As the flowers rotate over the vase a computer fan draws their scent past a ceramic bead sensor and a microprocessor measures a voltage dependent on the scent concentration and type. The notes are synthesized in piano voice. Within the apparatus : A tiny computer fan draws the scent past a MQ7 Carbon Monoxide sensor ( the original apparatus used 3 ceramic bead sensors) and a microprocessor measures sensor voltage dependent on the scent concentration and type and chooses a row in a matrix of notes. In each the row are the notes that can be played in that key. Each column represents a note in that scale. Notes are played with varying arpeggiation and interval followed by other notes in random order from the same row, also arpeggiated. The cycle starts again after a variable interval delay with a row chosen depending on the sensor voltage change. The notes are synthesized in piano voice and then play on small speakers. The sound changes as the flowers wilt and die.
Synopsis: The political and cultural interests of the 1700’s that sent out explorers to collect exotic and rare botanical specimens also created an aesthetic of beauty that embodied the precarious balance of life; one tilt out of balance, one degree of heat, one minute and its gone. We're exploring the fragrance of contemporary existence, illusion, and sense-making in a largely visual culture. We’re interested in subliminal odours, airborne particles that affect minds and emotions. It is in the auditory, visual and olfactory signals outside the human bandwidth where important information is relayed. These unconscious signals are contemporary cyphers that can affect our mood and behaviour, the ways we interact, love and reflect on ourselves and society.
The work is in several forms: a kinetic installation with fresh flowers, a video, and a video still image print.
The flowers are past their use-by date and are odourless. As an installation the flowers will last from 3 to 7 days and will eventually droop, petals and flowers may fall.
Fallible Video Still : 4 x Inkjet prints 600mm x 1060mm Limited editions of 20
Fallible was exhibited :
The VIVIAN Gallery 'Not Just Flowers' exhibition 2017, New Zealand
Raewyn Turner & Brian Harris combine art, engineering, science research and their skills developed over years of practice in theatre, the film industry, robotics, interactive software, video, olfactory, art installations and performances.
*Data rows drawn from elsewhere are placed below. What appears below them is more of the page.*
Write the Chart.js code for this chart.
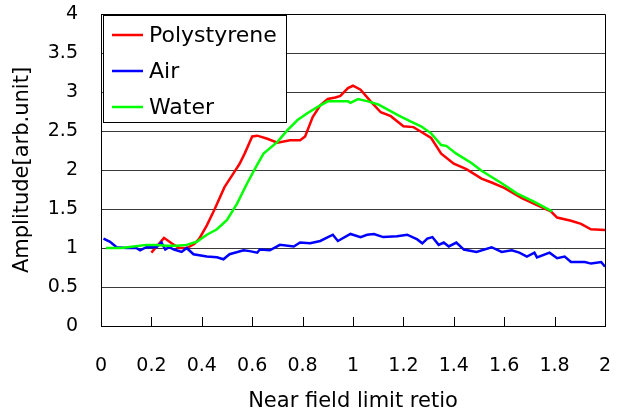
<!DOCTYPE html>
<html>
<head>
<meta charset="utf-8">
<script src="https://cdn.jsdelivr.net/npm/chart.js@4"></script>
<style>
	body { margin: 0; background: #fff; }
	canvas { display: block; }
</style>
</head>
<body>
<canvas id="chart" width="617" height="414"></canvas>
<script>
// values
const seriesNames = ['Polystyrene', 'Air', 'Water'];
const seriesColors = ['#ff0000', '#0000ff', '#00ff00'];

const polyX = [0.20, 0.25, 0.28, 0.31, 0.34, 0.37, 0.39, 0.42, 0.45, 0.49, 0.53, 0.55, 0.57, 0.60, 0.62, 0.66, 0.70, 0.75, 0.79, 0.81, 0.84, 0.87, 0.90, 0.93, 0.95, 0.98, 1.00, 1.03, 1.07, 1.11, 1.15, 1.20, 1.24, 1.27, 1.31, 1.35, 1.40, 1.45, 1.51, 1.55, 1.60, 1.67, 1.73, 1.785, 1.81, 1.865, 1.905, 1.944, 2.0];
const polyY = [0.94, 1.13, 1.06, 1.00, 1.00, 1.05, 1.12, 1.29, 1.49, 1.78, 1.98, 2.08, 2.21, 2.43, 2.44, 2.40, 2.35, 2.38, 2.38, 2.43, 2.68, 2.83, 2.91, 2.93, 2.95, 3.05, 3.08, 3.03, 2.88, 2.74, 2.69, 2.56, 2.55, 2.49, 2.41, 2.21, 2.08, 2.01, 1.89, 1.84, 1.77, 1.64, 1.55, 1.47, 1.39, 1.35, 1.31, 1.24, 1.23];

const airX = [0.01, 0.036, 0.062, 0.10, 0.14, 0.155, 0.18, 0.22, 0.24, 0.255, 0.27, 0.29, 0.32, 0.34, 0.367, 0.42, 0.46, 0.486, 0.51, 0.566, 0.59, 0.62, 0.63, 0.67, 0.71, 0.765, 0.79, 0.83, 0.87, 0.92, 0.94, 0.99, 1.03, 1.056, 1.083, 1.12, 1.175, 1.215, 1.255, 1.275, 1.295, 1.315, 1.34, 1.36, 1.38, 1.41, 1.44, 1.49, 1.55, 1.59, 1.63, 1.66, 1.69, 1.72, 1.73, 1.78, 1.81, 1.84, 1.865, 1.92, 1.945, 1.985, 2.0];
const airY = [1.12, 1.08, 1.01, 1.00, 1.00, 0.97, 1.01, 1.01, 1.07, 0.98, 1.01, 0.98, 0.95, 1.00, 0.92, 0.89, 0.88, 0.855, 0.92, 0.97, 0.96, 0.94, 0.98, 0.97, 1.04, 1.02, 1.07, 1.06, 1.09, 1.17, 1.09, 1.18, 1.14, 1.17, 1.18, 1.14, 1.15, 1.17, 1.11, 1.06, 1.12, 1.14, 1.04, 1.07, 1.02, 1.07, 0.98, 0.95, 1.01, 0.95, 0.97, 0.94, 0.89, 0.94, 0.88, 0.94, 0.87, 0.89, 0.82, 0.82, 0.80, 0.82, 0.76];

const waterX = [0.02, 0.08, 0.13, 0.18, 0.22, 0.26, 0.30, 0.34, 0.38, 0.42, 0.46, 0.50, 0.54, 0.58, 0.62, 0.645, 0.70, 0.74, 0.78, 0.82, 0.86, 0.90, 0.94, 0.98, 0.99, 1.02, 1.06, 1.10, 1.14, 1.18, 1.23, 1.27, 1.31, 1.35, 1.37, 1.41, 1.47, 1.51, 1.55, 1.59, 1.65, 1.72, 1.79];
const waterY = [1.00, 1.00, 1.02, 1.04, 1.04, 1.03, 1.03, 1.04, 1.08, 1.17, 1.24, 1.36, 1.57, 1.83, 2.07, 2.21, 2.36, 2.51, 2.64, 2.73, 2.81, 2.88, 2.88, 2.88, 2.86, 2.91, 2.88, 2.84, 2.77, 2.70, 2.62, 2.56, 2.47, 2.32, 2.31, 2.21, 2.09, 1.99, 1.91, 1.83, 1.70, 1.59, 1.47];

const FONT = 'DejaVu Sans';

function toPoints(xs, ys) {
	let pts = [];
	for (let i = 0; i < xs.length; i++) {
		pts.push({ x: xs[i], y: ys[i] });
	}
	return pts;
}

function makeDataset(idx, xs, ys, order) {
	return {
		label:			seriesNames[idx],
		data:			toPoints(xs, ys),
		borderColor:	seriesColors[idx],
		backgroundColor: seriesColors[idx],
		borderWidth:	2.5,
		pointRadius:	0,
		tension:		0,
		order:			order,
	};
}

// inner tick marks, plot frame and the boxed legend
const framePlugin = {
	id: 'frame',
	afterDatasetsDraw(chart) {
		const ctx = chart.ctx;
		const area = chart.chartArea;
		const xs = chart.scales.x;

		ctx.save();
		ctx.strokeStyle = '#000';
		ctx.lineWidth = 1;

		// upward tick marks on x axis
		xs.ticks.forEach(function(t) {
			let px = Math.round(xs.getPixelForValue(t.value)) + 0.5;
			ctx.beginPath();
			ctx.moveTo(px, area.bottom);
			ctx.lineTo(px, area.bottom - 9);
			ctx.stroke();
		});

		// top and right border
		ctx.beginPath();
		ctx.moveTo(Math.round(area.left), Math.round(area.top) + 0.5);
		ctx.lineTo(Math.round(area.right) + 0.5, Math.round(area.top) + 0.5);
		ctx.lineTo(Math.round(area.right) + 0.5, Math.round(area.bottom));
		ctx.stroke();

		// legend box
		const bx = 103.5, by = 15.5, bw = 183, bh = 107;
		ctx.fillStyle = '#fff';
		ctx.fillRect(bx, by, bw, bh);
		ctx.strokeRect(bx, by, bw, bh);

		ctx.font = '22px "' + FONT + '"';
		ctx.textBaseline = 'middle';
		ctx.textAlign = 'left';
		chart.data.datasets.forEach(function(ds, i) {
			let rowY = 35 + i * 36;
			ctx.strokeStyle = ds.borderColor;
			ctx.lineWidth = 2.5;
			ctx.beginPath();
			ctx.moveTo(112, rowY);
			ctx.lineTo(143, rowY);
			ctx.stroke();
			ctx.fillStyle = '#000';
			ctx.fillText(ds.label, 149, rowY + 1);
		});

		ctx.restore();
	}
};

new Chart(document.getElementById('chart'), {
	type: 'line',
	data: {
		datasets: [
			makeDataset(0, polyX, polyY, 3),
			makeDataset(1, airX, airY, 2),
			makeDataset(2, waterX, waterY, 1),
		]
	},
	options: {
		responsive: false,
		animation: false,
		layout: { padding: { top: 14, right: 12, left: 0, bottom: 0 } },
		plugins: {
			legend: { display: false },
			tooltip: { enabled: false },
		},
		scales: {
			x: {
				type: 'linear',
				min: 0,
				max: 2,
				ticks: {
					stepSize: 0.2,
					padding: 29,
					color: '#000',
					font: { family: FONT, size: 19 },
					maxRotation: 0,
					callback: function(v) { return String(Math.round(v * 10) / 10); }
				},
				grid: { display: true, drawOnChartArea: false, drawTicks: false },
				border: { color: '#000', width: 1 },
				title: {
					display: true,
					text: 'Near field limit retio',
					color: '#000',
					font: { family: FONT, size: 21 },
					padding: { top: 0, bottom: 0 }
				},
				afterFit: function(scale) {
					scale.height = 88;
					scale.paddingLeft = 0;
					scale.paddingRight = 0;
				}
			},
			y: {
				min: 0,
				max: 4,
				ticks: {
					stepSize: 0.5,
					padding: 23,
					color: '#000',
					font: { family: FONT, size: 19 },
					callback: function(v) { return String(v); }
				},
				grid: {
					drawTicks: false,
					color: function(c) { return c.tick && c.tick.value === 4 ? '#000' : '#3a3a3a'; },
					lineWidth: 1
				},
				border: { color: '#000', width: 1 },
				title: {
					display: true,
					text: 'Amplitude[arb.unit]',
					color: '#000',
					font: { family: FONT, size: 21 },
					padding: { top: 10, bottom: 0 }
				},
				afterFit: function(scale) {
					scale.width = 101;
					scale.paddingTop = 0;
					scale.paddingBottom = 0;
				}
			}
		}
	},
	plugins: [framePlugin]
});
</script>
</body>
</html>
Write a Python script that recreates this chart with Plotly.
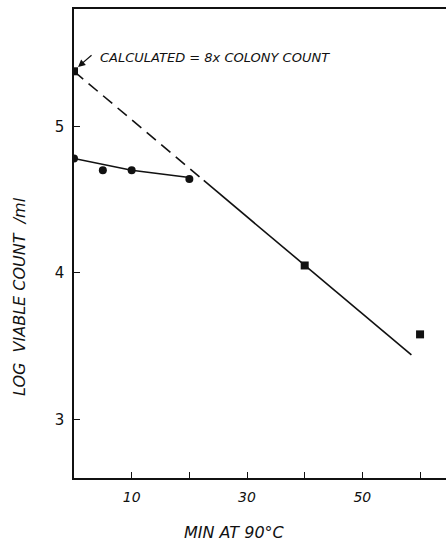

They engage simple elements with engineering to create experiential art, utilising everyday objects reinterpreted with robotics, electronics and microprocessors which Brian develops for cameras in the film industry, along with Raewyn's olfactory research, live performance and art practice.
They’ve been collaborating since 2010 creating experiments around olfactory perception. In their installations they invite the audience to sample, taste, smell, participate. They set out an experience, a delivery system, a cross-sensory encounter for the audience. The arena of synthetic smell inspired Turner and Harris to explore the future scope of olfactory sensing as it relates to sense making in a largely visual culture. According to Stevenson the perception of stress-related chemosignals significantly alters the perception of visual social signals in humans. Odours that can’t be detected may also be associated with sub-auditory and visual material that is beyond the human bandwidth. It is on these unconscious signals and band - widths that important information is relayed. There are several difficulties in working with smell as a medium. Not only is it uncontainable but, unlike the ears and eyes, it can’t easily be blocked out. The lack of instruments for the capture of smells from nature and for the controlled release of olfactory material promoted investigation and they created two prototype electronic devices for sensing and expressing smell.